Again, no sound, no movement. They circle the shack until they find the doorway, which is partially open. Fronning sticks his rifle barrel through it and pushes the door fully open. He pauses, listens intently, then ducks his head through the doorway, finding the place empty. He motions to McCoy to follow him in. Their heartbeats begin to return to a normal pace as they survey the large circular shack.
“Look at this,” says Fronning, pointing to a copper coil an inch and a half in diameter laying on one of three large concrete slabs.
“That’s huge,” says McCoy, examining the coil, which is three times larger than the coils of all other stills he has ever seen. “I wonder where the stills are.”
Near one wall are five 55-gallon barrels filled with sour-smelling corn mash. Each man examines the contents and smiles, knowing they’d discovered a very large moonshine operation.
“Okay, time to get to work,” says Fronning.
They bend down and, working together, lift a barrel and maneuver it out the door. As they are carrying it to the river’s edge to dump it into the water they stumble upon another dozen barrels of mash.
“Holy cow!” says McCoy. “This really is a huge operation.”

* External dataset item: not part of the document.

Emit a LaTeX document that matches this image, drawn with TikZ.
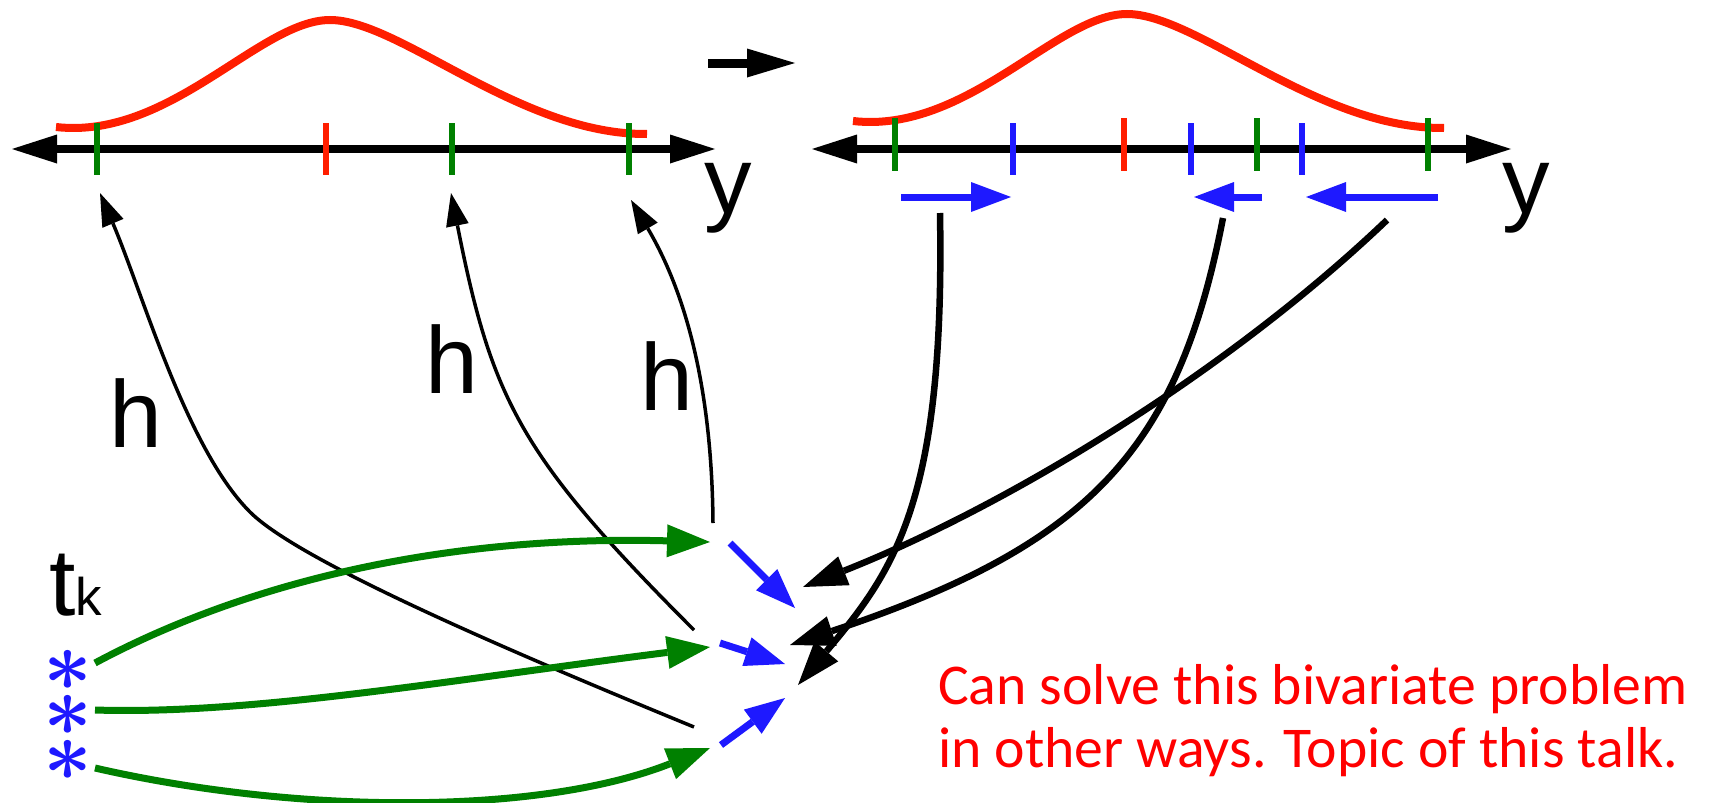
\documentclass[tikz,border=0pt]{standalone}
\usepackage{fontspec}
\usepackage{bm}
\setmainfont{Carlito}
\newfontfamily\hfont{Liberation Sans}
\usetikzlibrary{arrows.meta}
\definecolor{cred}{RGB}{255,30,0}
\definecolor{tred}{RGB}{255,0,0}
\definecolor{cgreen}{RGB}{0,128,0}
\definecolor{cblue}{RGB}{30,25,255}
\tikzset{
  axisline/.style={line width=8pt,{Triangle[length=45pt,width=29pt,line width=0pt]}-{Triangle[length=45pt,width=29pt,line width=0pt]}},
  gcurve/.style={cred,line width=8pt},
  tickmark/.style={line width=6pt},
  thickarrow/.style={line width=6.5pt,-{Triangle[length=44pt,width=31pt,line width=0pt]}},
  thinarrow/.style={line width=3.5pt,-{Triangle[length=33pt,width=23pt,line width=0pt]}},
  garrow/.style={cgreen,line width=7pt,-{Triangle[length=43pt,width=33pt,line width=0pt]}},
  barrow/.style={cblue,line width=7pt,-{Triangle[length=40pt,width=30pt,line width=0pt]}},
  lbl/.style={font=\hfont\fontsize{95}{95}\selectfont,inner sep=0pt,anchor=base west},
  redtext/.style={text=tred,font=\fontsize{57.7}{60}\selectfont,inner sep=0pt,anchor=base west},
  asterisk/.style={text=cblue,scale=8.5,inner sep=0pt}
}
\begin{document}
\begin{tikzpicture}[x=1pt,y=-1pt]
\useasboundingbox (0,0) rectangle (1711,803);

% ---------- left panel ----------
\coordinate (la1) at (12,149);
\coordinate (la2) at (715,149);
\draw[axisline] (la1) -- (la2);
\draw[gcurve] (56,127) .. controls (170,140) and (260,20) .. (330,20)
  .. controls (400,20) and (520,135) .. (647,134);
\draw[tickmark,cgreen] (97,123) -- (97,175);
\draw[tickmark,cred] (326,123) -- (326,175);
\draw[tickmark,cgreen] (452,123) -- (452,175);
\draw[tickmark,cgreen] (629,123) -- (629,175);
\node[lbl] (yl) at (704,213) {y};

% ---------- top arrow ----------
\coordinate (ta1) at (708,63);
\coordinate (ta2) at (795,63);
\draw[line width=9pt,-{Triangle[length=48pt,width=29pt,line width=0pt]}] (ta1) -- (ta2);

% ---------- right panel ----------
\coordinate (ra1) at (812,149);
\coordinate (ra2) at (1511,149);
\draw[axisline] (ra1) -- (ra2);
\begin{scope}[shift={(797,-6)}]
\draw[gcurve] (56,127) .. controls (170,140) and (260,20) .. (330,20)
  .. controls (400,20) and (520,135) .. (647,134);
\end{scope}
\draw[tickmark,cgreen] (895,118) -- (895,171);
\draw[tickmark,cblue] (1013,123) -- (1013,175);
\draw[tickmark,cred] (1124,118) -- (1124,171);
\draw[tickmark,cblue] (1191,123) -- (1191,175);
\draw[tickmark,cgreen] (1257,118) -- (1257,171);
\draw[tickmark,cblue] (1302,123) -- (1302,175);
\draw[tickmark,cgreen] (1428,118) -- (1428,171);
\node[lbl] (yr) at (1502,213) {y};

% blue shift arrows under right axis
\coordinate (s1a) at (901,197); \coordinate (s1b) at (1011,197);
\coordinate (s2a) at (1262,197); \coordinate (s2b) at (1194,197);
\coordinate (s3a) at (1438,197); \coordinate (s3b) at (1306,197);
\draw[barrow] (s1a) -- (s1b);
\draw[barrow] (s2a) -- (s2b);
\draw[barrow] (s3a) -- (s3b);

% ---------- labels ----------
\node[lbl] (h1) at (109,447) {h};
\node[lbl] (h2) at (425,393) {h};
\node[lbl] (h3) at (640,410) {h};
\node[lbl] (tk) at (49,615) {t{\fontsize{53}{53}\selectfont k}};

\node[asterisk] (st1) at (68,670) {$\bm{\ast}$};
\node[asterisk] (st2) at (68,715) {$\bm{\ast}$};
\node[asterisk] (st3) at (68,760) {$\bm{\ast}$};

% ---------- thin h arrows ----------
\coordinate (l1s) at (694,727); \coordinate (l1e) at (100,193);
\coordinate (l2s) at (694,630); \coordinate (l2e) at (451,193);
\coordinate (l3s) at (713,523); \coordinate (l3e) at (631,200);
\draw[thinarrow] (l1s) .. controls (509,651) and (299.5,561.5) .. (250,512) .. controls (186.4,448.4) and (143,294) .. (l1e);
\draw[thinarrow] (l2s) .. controls (520,456) and (492,400) .. (l2e);
\draw[thinarrow] (l3s) .. controls (712,400) and (690,300) .. (l3e);

% ---------- green arrows ----------
\coordinate (g1s) at (95,663); \coordinate (g1e) at (710,542);
\coordinate (g2s) at (95,710); \coordinate (g2e) at (710,647);
\coordinate (g3s) at (95,768); \coordinate (g3e) at (710,748);
\draw[garrow] (g1s) .. controls (250,580) and (450,535) .. (g1e);
\draw[garrow] (g2s) .. controls (250,715) and (450,680) .. (g2e);
\draw[garrow] (g3s) .. controls (300,815) and (540,815) .. (g3e);

% ---------- blue centre arrows ----------
\coordinate (b1s) at (730,543); \coordinate (b1e) at (795,608);
\coordinate (b2s) at (720,643); \coordinate (b2e) at (785,664);
\coordinate (b3s) at (721,745); \coordinate (b3e) at (785,698);
\draw[barrow] (b1s) -- (b1e);
\draw[barrow] (b2s) -- (b2e);
\draw[barrow] (b3s) -- (b3e);

% ---------- thick black arrows ----------
\coordinate (as) at (940,213); \coordinate (ae) at (798,685);
\coordinate (bs) at (1223,218); \coordinate (be) at (790,645);
\coordinate (cs) at (1387,220); \coordinate (ce) at (803,587);
\draw[thickarrow] (as) .. controls (945,500) and (895,570) .. (ae);
\draw[thickarrow] (bs) .. controls (1178,450) and (1090,545) .. (be);
\draw[thickarrow] (cs) .. controls (1230,370) and (1010,505) .. (ce);

% ---------- red text ----------
\node[redtext] (t1) at (938,704) {Can solve this bivariate problem};
\node[redtext] (t2) at (938,767) {in other ways. Topic of this talk.};
\end{tikzpicture}
\end{document}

Just then, they hear the piercing crack of branches caused by something running through the forest. Each grabs his pistol and stares toward the sound. The island suddenly becomes eerily quiet.
“What do you think?” whispers McCoy.
“Better have a look,” says Fronning.
McCoy raises his pistol and walks gingerly through tangled brush to the shoreline. Once there, he sees two young men in a rowboat about 100 yards off shore, rowing away feverishly. He lowers his pistol, draws a bead on one man and follows him until they are out of sight.
Many moonshine stills were concealed in shacks such as this on islands in the Mississippi River.